“Das habilidades que o mundo sabe,
essa ainda é a que faz melhor: dar voltas.”
(José Saramago)
Como eu me senti com a ameaça do Corona vírus? Com medo, como acredito que a maioria se sentiu. A pandemia se apresentou para mim num momento que eu estava prestes a mudar de cidade, depois de uma difícil escolha pessoal. Adiantei-me. Sair da maior cidade do Brasil rumo a uma cidade menor me pareceu bem apropriado.
Em poucos dias, tudo relacionado ao vírus se tornou regra nos noticiários. Enquanto a contrariedade com a política pública insensata só ampliou sua abrangência de discórdia e protestos de todas as formas.
Perdi o sono. Quando conseguia dormir, acordava assustada. Pressão no peito.
Medo do vírus, da pandemia? Medo de morrer sem atendimento, aparelho respiratório e ser enterrada às pressas, causando dor a minha família. Deve ser o que todos temem, não? Quem não deseja morrer dormindo em uma calma velhice?
Em pouco tempo, resolvi mudar o meu cenário. Me desliguei dos noticiários e das redes, de forma a ver o mínimo possível as informações acerca da pandemia. Se ia ficar de quarentena, por que não em boa companhia para mim e para meu filho? Adquiri um gato e foquei na arrumação do meu novo lar. Bem depois, vi que no Estados Unidos, muitas pessoas tiveram a mesma ideia, deixando um dos abrigos de animais absolutamente vazio.
As noites mal dormidas passaram e o medo diminuiu. Resolvi o meu problema? Talvez, já que o mal estava sendo o próprio medo. Lavo as mãos, mantenho a casa limpa, não recebo ninguém e não saio.
Mas espera aí…, eu estou no Brasil! E do contexto vigente aqui, não dá – nem pra esquecer, nem pra controlar! Só na cidade de São Paulo são mais de vinte e quatro mil moradores de rua. Metade da população brasileira não tem acesso a rede de esgoto e a renda per capita é de pouco mais de mil reais. Estamos falando de milhões de pessoas que ainda não tem acesso ao básico do básico, para uma vida digna em tempos normais. O que dirá em dias de pandemia? Sem falar no sistema de saúde, que naturalmente já não dá conta do recado.
Eu, supostamente, resolvi o meu problema. Mas concluo: e a grande parte das pessoas que não podem ir na fila do supermercado disputar o papel higiênico ou o álcool gel, porque mal tem para o próprio sustento em dias normais?
Estamos vivendo um momento único na história da humanidade. Um vírus que chegou transportado via aérea (literalmente) pela classe média e que espalhou para todas as camadas sociais. A mesma classe que trouxe o vírus para o Brasil e que a espalhou pelo mundo, pode bem se esconder em casa. Mas e os que estão abaixo dessa camada, na informalidade, no desemprego, nas filas de hospitais e benefícios do governo? Como ficam?

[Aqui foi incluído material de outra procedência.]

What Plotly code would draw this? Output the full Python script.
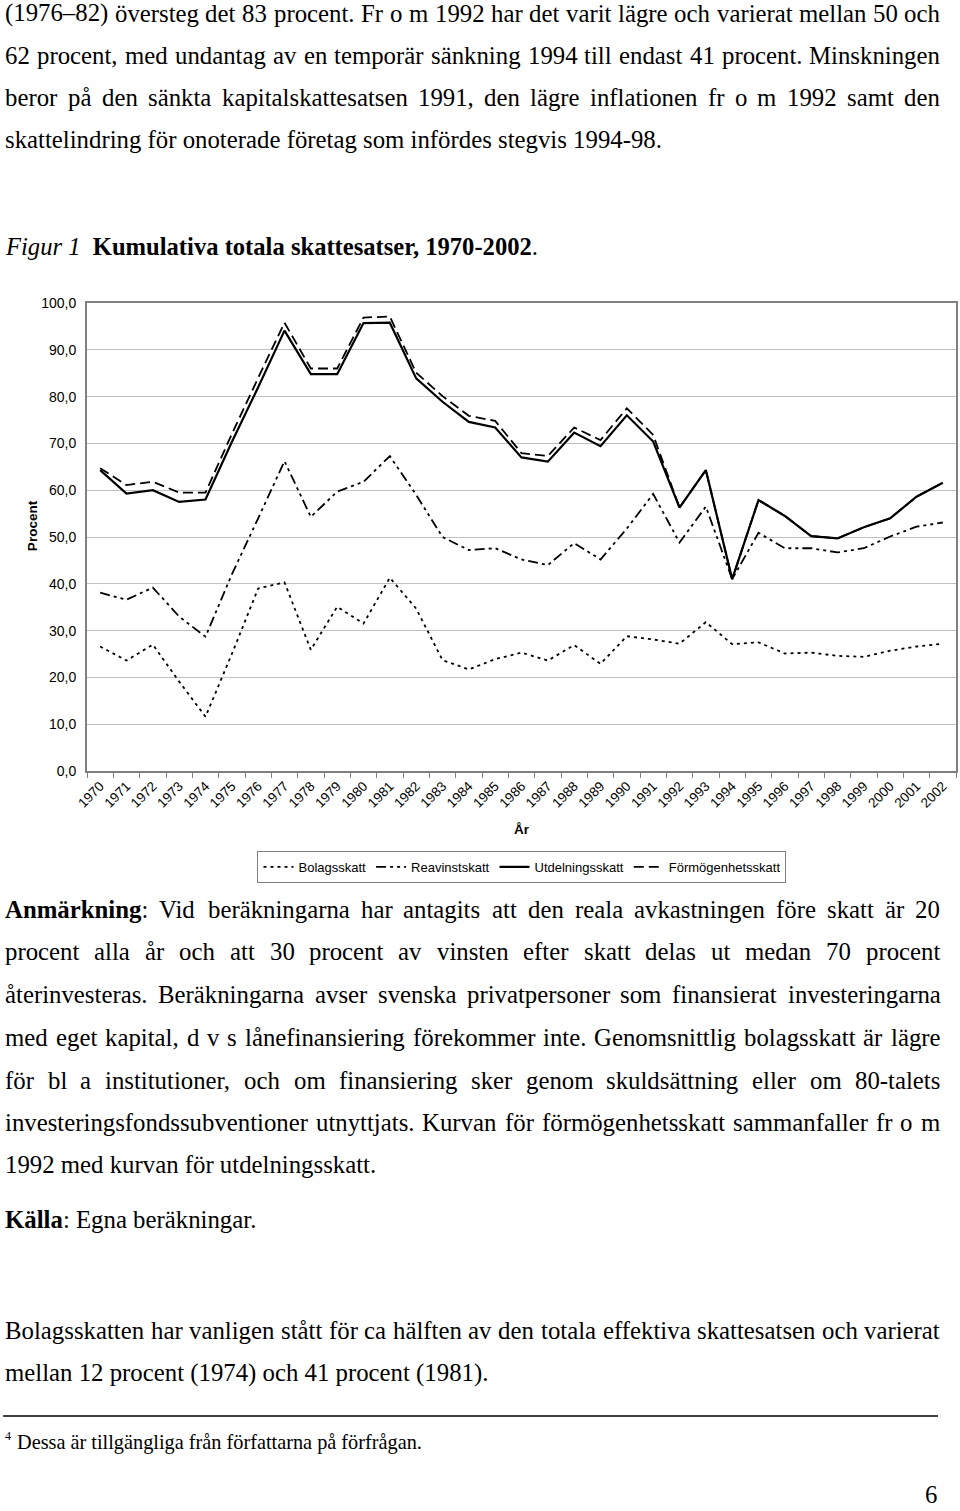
import re
import plotly.graph_objects as go

years = [str(y) for y in range(1970, 2003)]

bolagsskatt = [26.6, 23.6, 27.0, 19.1, 11.6, 25.0, 39.0, 40.3, 25.9, 35.1, 31.5, 41.3, 34.7,
               23.7, 21.7, 23.9, 25.3, 23.6, 26.9, 22.9, 28.8, 28.1, 27.2, 31.8, 27.1, 27.5,
               25.1, 25.3, 24.6, 24.4, 25.7, 26.6, 27.2]
reavinstskatt = [38.1, 36.6, 39.2, 33.0, 28.7, 42.0, 54.0, 66.2, 54.3, 59.7, 61.8, 67.3, 59.0,
                 50.0, 47.2, 47.6, 45.2, 44.0, 48.7, 45.2, 51.8, 59.2, 48.8, 56.5, 41.0, 50.9,
                 47.6, 47.6, 46.7, 47.6, 50.1, 52.2, 53.1]
utdelningsskatt = [64.3, 59.3, 60.0, 57.5, 58.0, 70.3, 82.0, 94.1, 84.8, 84.8, 95.7, 95.8, 83.9,
                   78.9, 74.6, 73.4, 67.0, 66.1, 72.3, 69.4, 76.0, 70.4, 56.3, 64.3, 41.0, 57.9,
                   54.5, 50.2, 49.7, 52.1, 54.0, 58.6, 61.6]
formogenhetsskatt = [64.7, 61.1, 61.8, 59.5, 59.5, 72.0, 84.0, 95.8, 86.0, 86.0, 96.9, 97.1, 85.1,
                     80.1, 75.9, 74.8, 67.9, 67.3, 73.4, 70.7, 77.5, 71.8, 56.3, 64.3, 41.0, 57.9,
                     54.5, 50.2, 49.7, 52.1, 54.0, 58.6, 61.6]

y_tickvals = [0, 10, 20, 30, 40, 50, 60, 70, 80, 90, 100]
y_ticktext = ["0,0", "10,0", "20,0", "30,0", "40,0", "50,0", "60,0", "70,0", "80,0", "90,0", "100,0"]

series_names = ["Bolagsskatt", "Reavinstskatt", "Utdelningsskatt", "Förmögenhetsskatt"]

# (text, justified?)
top_lines = [
    ("(1976–82) översteg det 83 procent. Fr o m 1992 har det varit lägre och varierat mellan 50 och", True),
    ("62 procent, med undantag av en temporär sänkning 1994 till endast 41 procent. Minskningen", True),
    ("beror på den sänkta kapitalskattesatsen 1991, den lägre inflationen fr o m 1992 samt den", True),
    ("skattelindring för onoterade företag som infördes stegvis 1994-98.", False),
]
fig_title = "<i>Figur 1</i>  <b>Kumulativa totala skattesatser, 1970-2002</b>."
note_lines = [
    ("<b>Anmärkning</b>: Vid beräkningarna har antagits att den reala avkastningen före skatt är 20", True),
    ("procent alla år och att 30 procent av vinsten efter skatt delas ut medan 70 procent", True),
    ("återinvesteras. Beräkningarna avser svenska privatpersoner som finansierat investeringarna", True),
    ("med eget kapital, d v s lånefinansiering förekommer inte. Genomsnittlig bolagsskatt är lägre", True),
    ("för bl a institutioner, och om finansiering sker genom skuldsättning eller om 80-talets", True),
    ("investeringsfondssubventioner utnyttjats. Kurvan för förmögenhetsskatt sammanfaller fr o m", True),
    ("1992 med kurvan för utdelningsskatt.", False),
]
source_line = "<b>Källa</b>: Egna beräkningar."
bottom_lines = [
    ("Bolagsskatten har vanligen stått för ca hälften av den totala effektiva skattesatsen och varierat", True),
    ("mellan 12 procent (1974) och 41 procent (1981).", False),
]
footnote_mark = "4"
footnote = "Dessa är tillgängliga från författarna på förfrågan."
page_no = "6"

# layout geometry (pixels)
L, R, T, B = 87, 958, 303, 771
W, H = 960, 1511
TEXT_LEFT, TEXT_RIGHT = 3, 940


def px(x):
    return (x - L) / (R - L)


def py(y):
    return (B - y) / (B - T)


# Times / Liberation Serif advance widths (per 1000 em) for justification
REG = {' ': 250, 'a': 444, 'b': 500, 'c': 444, 'd': 500, 'e': 444, 'f': 333, 'g': 500, 'h': 500,
       'i': 278, 'j': 278, 'k': 500, 'l': 278, 'm': 778, 'n': 500, 'o': 500, 'p': 500, 'q': 500,
       'r': 333, 's': 389, 't': 278, 'u': 500, 'v': 500, 'w': 722, 'x': 500, 'y': 500, 'z': 444,
       'å': 444, 'ä': 444, 'ö': 500, ',': 250, '.': 250, '-': 333, ':': 278, '(': 333, ')': 333,
       '–': 500, 'A': 722, 'B': 667, 'D': 722, 'F': 556, 'G': 722, 'K': 722, 'M': 889, 'N': 722,
       'V': 722}
for d in "0123456789":
    REG[d] = 500
BOLD = {'A': 722, 'n': 556, 'm': 833, 'ä': 500, 'r': 444, 'k': 556, 'i': 278, 'g': 500,
        'K': 778, 'l': 278, 'a': 500}


def word_width(word, size):
    total = 0
    for part_bold, part in re.findall(r"(<b>)?([^<]+)(?:</b>)?", word):
        table = BOLD if part_bold else REG
        total += sum(table.get(ch, REG.get(ch, 500)) for ch in part)
    return total * size / 1000.0


serif = "Liberation Serif"
sans = "Liberation Sans"
BODY = 24.8
ann = []


def add_line(text, y, justify, size=BODY):
    if not justify:
        ann.append(dict(text=text, x=px(TEXT_LEFT), y=py(y), xanchor="left", yanchor="middle",
                        font=dict(family=serif, size=size, color="black")))
        return
    words = text.split(" ")
    widths = [word_width(w, size) for w in words]
    gap = (TEXT_RIGHT - TEXT_LEFT - sum(widths)) / (len(words) - 1)
    x = TEXT_LEFT
    for w, wd in zip(words, widths):
        ann.append(dict(text=w, x=px(x), y=py(y), xanchor="left", yanchor="middle",
                        font=dict(family=serif, size=size, color="black")))
        x += wd + gap


for i, (t, j) in enumerate(top_lines):
    add_line(t, 13 + 42.3 * i, j)
ann.append(dict(text=fig_title, x=px(TEXT_LEFT), y=py(246), xanchor="left", yanchor="middle",
                font=dict(family=serif, size=24.6, color="black")))
note_y = [909, 951, 994, 1037, 1080, 1122, 1164]
for (t, j), yy in zip(note_lines, note_y):
    add_line(t, yy, j)
add_line(source_line, 1219, False)
for (t, j), yy in zip(bottom_lines, [1330, 1373]):
    add_line(t, yy, j)
ann.append(dict(text=footnote_mark, x=px(3), y=py(1436), xanchor="left", yanchor="middle",
                font=dict(family=serif, size=12, color="black")))
ann.append(dict(text=footnote, x=px(15), y=py(1442), xanchor="left", yanchor="middle",
                font=dict(family=serif, size=20.3, color="black")))
ann.append(dict(text=page_no, x=px(941), y=py(1510), xanchor="right", yanchor="bottom",
                font=dict(family=serif, size=BODY, color="black")))
ann.append(dict(text="<b>Procent</b>", x=px(32), y=py(526), xanchor="center", yanchor="middle",
                textangle=-90, font=dict(family=sans, size=13.5, color="black")))
ann.append(dict(text="<b>År</b>", x=px(523), y=py(829), xanchor="center", yanchor="middle",
                font=dict(family=sans, size=13.5, color="black")))
for a in ann:
    a.update(xref="paper", yref="paper", showarrow=False)

fig = go.Figure()
styles = [
    dict(dash="3px,4px", width=1.8),
    dict(dash="10px,4px,3px,4px,3px,4px", width=1.8),
    dict(dash="solid", width=2.2),
    dict(dash="10px,5px", width=1.8),
]
for name, vals, st in zip(series_names, [bolagsskatt, reavinstskatt, utdelningsskatt, formogenhetsskatt], styles):
    fig.add_trace(go.Scatter(x=years, y=vals, mode="lines", name=name,
                             line=dict(color="black", width=st["width"], dash=st["dash"])))

fig.update_layout(
    width=W, height=H,
    margin=dict(l=L, r=W - R, t=T, b=H - B, pad=0),
    paper_bgcolor="white", plot_bgcolor="white",
    annotations=ann,
    shapes=[dict(type="line", xref="paper", yref="paper", x0=px(3), x1=px(940),
                 y0=py(1416), y1=py(1416), line=dict(color="black", width=1.3))],
    legend=dict(orientation="h", x=px(523), xanchor="center", y=py(851), yanchor="top",
                bordercolor="#808080", borderwidth=1, font=dict(family=sans, size=13, color="black"),
                itemwidth=30, tracegroupgap=0, bgcolor="white"),
    showlegend=True,
)
fig.update_xaxes(type="category", range=[-0.5, 32.5], tickangle=-45,
                 tickfont=dict(family=sans, size=13.5, color="black"),
                 showline=True, linecolor="#808080", linewidth=2, mirror=True,
                 ticks="outside", tickson="boundaries", ticklen=5, tickcolor="#808080",
                 showgrid=False, zeroline=False)
fig.update_yaxes(range=[0, 100], tickvals=y_tickvals, ticktext=y_ticktext,
                 tickfont=dict(family=sans, size=14, color="black"),
                 showline=True, linecolor="#808080", linewidth=2, mirror=True,
                 showgrid=True, gridcolor="#c0c0c0", gridwidth=1, zeroline=False,
                 ticks="", ticklabelstandoff=6)

fig.write_html("out.html")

Tem gente preocupada que agora precisa limpar o banheiro, lavar a louça e não pode ir ao cabeleireiro toda semana, enquanto tantos que já tinham a constante preocupação se iam comer ou não, agora não sabem nem como lavar as mãos, pois não tem água e nem dinheiro para o álcool gel, que além de caro, também se tornou raro.
Há quem acredite que tudo isso tem um propósito maior, como a elevação do nível de consciência de toda a humanidade. Já não era sem tempo. Que nossos valores capitalistas e segregários, direcionados ao ego, materialismo e consumismo exacerbado buscando a ostentação e conforto individual insaciáveis, sejam questionados neste momento de luto, como nos lembra David Kessler , um grande especialista em luto _ “Sim, e estamos sentindo vários lutos diferentes. Estamos sentindo que o mundo mudou, e ele mudou mesmo. Sabemos que é temporários, mas o sentimento não é esse, e sabemos que as coisas vão ser diferentes. A perda da normalidade; o medo do estrago econômico; a perda de conexão. Isto está batendo, e estamos em luto. Não estamos acostumados a este tipo de luto coletivo no ar.”
Se o mundo se tornou globalizado, dividindo informações, conhecimento, tecnologia e produtos, agora também compartilhamos o mesmo vírus.!
“E agora, José?”
[1]Este desconforto que você está sentindo é luto.